--- START MATERIAL PROVIDED ---
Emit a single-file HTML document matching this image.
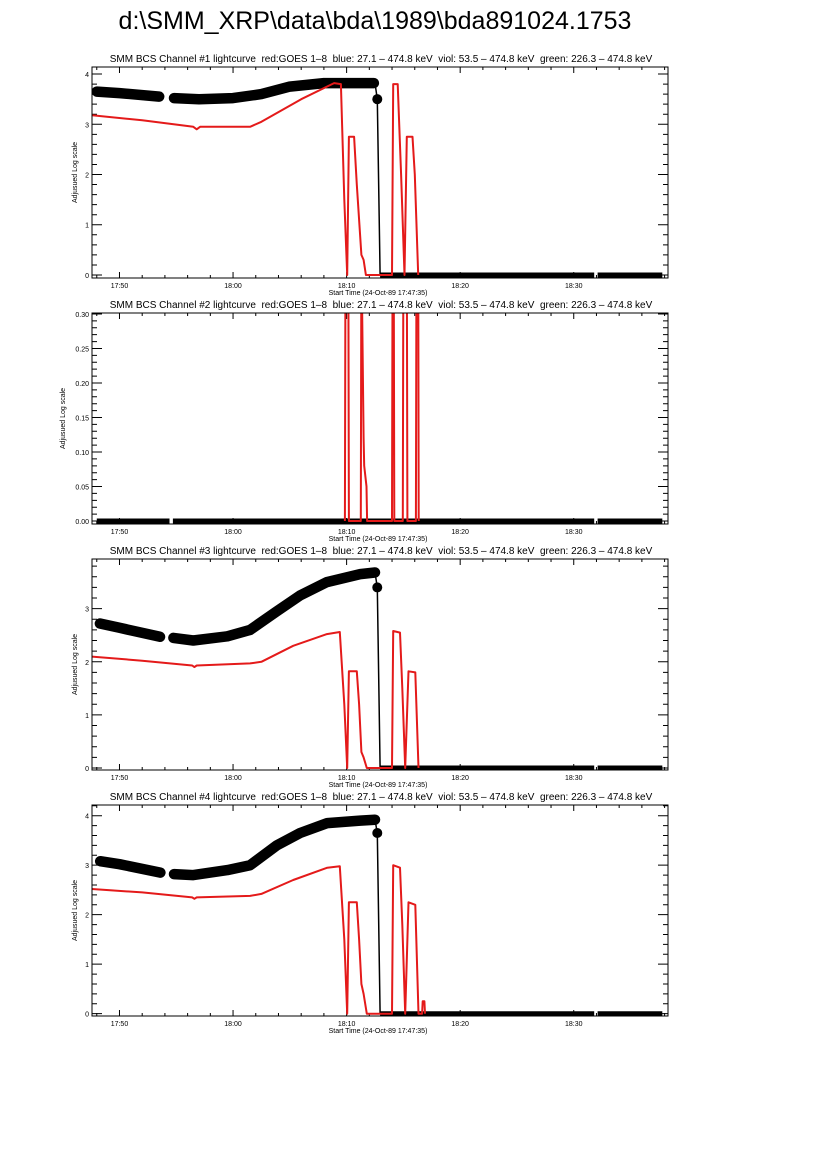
<!DOCTYPE html>
<html><head><meta charset="utf-8"><style>
html,body{margin:0;padding:0;background:#fff;}
svg{display:block;font-family:"Liberation Sans",sans-serif;}
</style></head><body>
<svg id="chart" width="826" height="1169" viewBox="0 0 826 1169">
<text x="375" y="29" font-size="25" text-anchor="middle">d:\SMM_XRP\data\bda\1989\bda891024.1753</text>
</svg>
<script>
// time in minutes after 17:00
const tMin = 47.58, tMax = 98.3;
const xTickLabels = ["17:50","18:00","18:10","18:20","18:30"];
const xTickMinutes = [50,60,70,80,90];
const panelTitles = [
 "SMM BCS Channel #1 lightcurve  red:GOES 1\u20138  blue: 27.1 \u2013 474.8 keV  viol: 53.5 \u2013 474.8 keV  green: 226.3 \u2013 474.8 keV",
 "SMM BCS Channel #2 lightcurve  red:GOES 1\u20138  blue: 27.1 \u2013 474.8 keV  viol: 53.5 \u2013 474.8 keV  green: 226.3 \u2013 474.8 keV",
 "SMM BCS Channel #3 lightcurve  red:GOES 1\u20138  blue: 27.1 \u2013 474.8 keV  viol: 53.5 \u2013 474.8 keV  green: 226.3 \u2013 474.8 keV",
 "SMM BCS Channel #4 lightcurve  red:GOES 1\u20138  blue: 27.1 \u2013 474.8 keV  viol: 53.5 \u2013 474.8 keV  green: 226.3 \u2013 474.8 keV"];
const yTicks1 = [0,1,2,3,4];
const yTicks2 = [0,0.05,0.10,0.15,0.20,0.25,0.30];
const yTicks3 = [0,1,2,3];
const yTicks4 = [0,1,2,3,4];
// Black BCS series (anchor times / values); null = gap
const bT1 = [48.0,50,53.5,null,54.8,57,60,62.5,65,68,72.4];
const bV1 = [3.65,3.62,3.55,null,3.52,3.5,3.52,3.6,3.75,3.82,3.82];
const bT3 = [48.28,50,53.57,null,54.75,56.5,59.5,61.5,63.85,65.9,68.26,71.2,72.5];
const bV3 = [2.72,2.64,2.47,null,2.45,2.4,2.48,2.6,2.95,3.25,3.5,3.65,3.68];
const bT4 = [48.3,50,53.6,null,54.8,56.5,59.5,61.5,63.85,65.9,68.3,71.2,72.5];
const bV4 = [3.08,3.02,2.85,null,2.82,2.8,2.9,3.0,3.4,3.65,3.85,3.9,3.92];
const dropT = [72.5,72.7,72.95];
const dropV1 = [3.82,3.5,0];
const dropV3 = [3.68,3.4,0];
const dropV4 = [3.92,3.65,0];
const dotT = 72.7;
const zeroT = [72.95,91.8,null,92.1,97.8];
const zeroT2 = [48.0,54.4,null,54.7,91.8,null,92.1,97.8];
// Red GOES series
const rT1 = [47.58,52,56.5,56.8,57.1,61.5,62.5,66,68.9,69.5,69.8,70.05,70.2,70.66,70.9,71.3,71.5,71.7,74.0,74.1,74.5,74.8,75.1,75.3,75.8,76.0,76.3];
const rV1 = [3.18,3.08,2.95,2.9,2.95,2.95,3.05,3.5,3.82,3.8,1.5,0,2.75,2.75,1.8,0.4,0.3,0,0,3.8,3.8,2.0,0,2.75,2.75,2.0,0];
const rT2 = [69.85,69.9,70.15,70.2,71.25,71.3,71.5,71.55,71.75,71.8,74.0,74.05,74.15,74.2,74.95,75.0,75.3,75.35,76.1,76.15,76.3,76.35];
const rV2 = [0,0.4,0.4,0,0,0.4,0.12,0.08,0.05,0,0,0.4,0.4,0,0,0.4,0.4,0,0,0.4,0.4,0];
const rT3 = [47.4,52,56.4,56.6,56.8,61.5,62.5,65.3,68.26,69.4,69.8,70.05,70.2,70.9,71.1,71.3,71.5,71.78,74.0,74.1,74.7,74.9,75.16,75.45,76.05,76.33];
const rV3 = [2.1,2.02,1.93,1.9,1.93,1.97,2.0,2.3,2.52,2.56,1.2,0,1.82,1.82,1.2,0.3,0.2,0,0,2.58,2.55,1.5,0,1.82,1.8,0];
const rT4 = [47.4,52,56.4,56.6,56.8,61.5,62.5,65.3,68.3,69.4,69.8,70.05,70.2,70.9,71.1,71.3,71.5,71.78,74.0,74.1,74.7,74.9,75.16,75.45,76.05,76.33,76.65,76.7,76.85,76.9];
const rV4 = [2.52,2.45,2.35,2.32,2.35,2.38,2.42,2.7,2.95,2.98,1.5,0,2.25,2.25,1.5,0.6,0.4,0,0,3.0,2.95,1.8,0,2.25,2.2,0,0,0.25,0.25,0];

const panels = [
 {top:67,bottom:278,ymin:-0.06,ymax:4.14,ticks:yTicks1,minor:0.2,fmt:v=>String(v),bT:bT1,bV:bV1,dropV:dropV1,zero:zeroT,rT:rT1,rV:rV1},
 {top:313,bottom:524,ymin:-0.0043,ymax:0.3014,ticks:yTicks2,minor:0.01,fmt:v=>v.toFixed(2),bT:null,zero:zeroT2,rT:rT2,rV:rV2},
 {top:559,bottom:770,ymin:-0.038,ymax:3.935,ticks:yTicks3,minor:0.2,fmt:v=>String(v),bT:bT3,bV:bV3,dropV:dropV3,zero:zeroT,rT:rT3,rV:rV3},
 {top:805,bottom:1016,ymin:-0.047,ymax:4.216,ticks:yTicks4,minor:0.2,fmt:v=>String(v),bT:bT4,bV:bV4,dropV:dropV4,zero:zeroT,rT:rT4,rV:rV4}
];
const L=92,R=668;
const svg=document.getElementById('chart');
const NS='http://www.w3.org/2000/svg';
function mk(tag,attrs,parent){const e=document.createElementNS(NS,tag);for(const k in attrs)e.setAttribute(k,attrs[k]);parent.appendChild(e);return e;}
function xs(t){return L+(t-tMin)/(tMax-tMin)*(R-L);}
function pathFrom(T,V,ys){let d='',pen=false;for(let i=0;i<T.length;i++){if(T[i]===null){pen=false;continue;}const x=xs(T[i]),y=ys(Math.min(Math.max(V[i],-1),1e9));d+=(pen?'L':'M')+x.toFixed(1)+' '+y.toFixed(1);pen=true;}return d;}
panels.forEach((p,i)=>{
 const g=mk('g',{},svg);
 
 
 const ys=v=>p.bottom-(v-p.ymin)/(p.ymax-p.ymin)*(p.bottom-p.top);
 const cid='clip'+i;
 const cp=mk('clipPath',{id:cid},g);mk('rect',{x:L,y:p.top,width:R-L,height:p.bottom-p.top},cp);
 const title=mk('text',{x:381,y:p.top-5,'font-size':10,'text-anchor':'middle',style:'white-space:pre'},g);title.textContent=panelTitles[i];
 
 
 const yl=mk('text',{x:0,y:0,'font-size':7,'text-anchor':'middle',transform:`translate(${i==1?65:77},${(p.top+p.bottom)/2}) rotate(-90)`},g);yl.textContent='Adjusued Log scale';
 
 
 const xl=mk('text',{x:378,y:p.bottom+17,'font-size':7,'text-anchor':'middle'},g);xl.textContent='Start Time (24-Oct-89 17:47:35)';
 
 
 let td='';
 for(let m=48;m<=tMax;m+=2){const x=xs(m);const big=m%10===0;const len=big?6:3;td+=`M${x} ${p.bottom}v${-len}M${x} ${p.top}v${len}`;}
 const n=Math.round((p.ymax)/p.minor);
 for(let k=0;k<=n;k++){const v=k*p.minor;if(v>p.ymax)break;const y=ys(v);const big=p.ticks.some(t=>Math.abs(t-v)<1e-9);const len=big?10:5;td+=`M${L} ${y}h${len}M${R} ${y}h${-len}`;}
 const tk=mk('path',{d:td,stroke:'#000','stroke-width':1,fill:'none'},g);
 
 
 xTickLabels.forEach((lab,j)=>{const t=mk('text',{x:xs(xTickMinutes[j]),y:p.bottom+10,'font-size':7,'text-anchor':'middle'},g);t.textContent=lab;
  
  });
 p.ticks.forEach(v=>{const t=mk('text',{x:L-3,y:ys(v)+3,'font-size':7,'text-anchor':'end'},g);t.textContent=p.fmt(v);
  
  });
 const data=mk('g',{'clip-path':`url(#${cid})`},g);
 if(p.bT){
  const b=mk('path',{d:pathFrom(p.bT,p.bV,ys),stroke:'#000','stroke-width':10.5,fill:'none','stroke-linecap':'round','stroke-linejoin':'round'},data);
  
  
  const dr=mk('path',{d:pathFrom(dropT,p.dropV,ys),stroke:'#000','stroke-width':1.5,fill:'none'},data);
  
  
  const dot=mk('circle',{cx:xs(dotT),cy:ys(p.dropV[1]),r:5,fill:'#000'},data);
  
  
 }
 const z=mk('path',{d:pathFrom(p.zero,p.zero.map(()=>0),ys),stroke:'#000','stroke-width':5,fill:'none'},data);
 
 
 const r=mk('path',{d:pathFrom(p.rT,p.rV,ys),stroke:'#e41a1a','stroke-width':2,fill:'none','stroke-linejoin':'round'},data);
 
 
 const box=mk('rect',{x:L,y:p.top,width:R-L,height:p.bottom-p.top,fill:'none',stroke:'#000','stroke-width':1},g);
 
 
});
</script>
</body></html>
--- END MATERIAL PROVIDED ---
TASK TO CARRY OUT: Report how many lines in this data include the string "document", and nothing else.

REPLY TO THE TASK: 3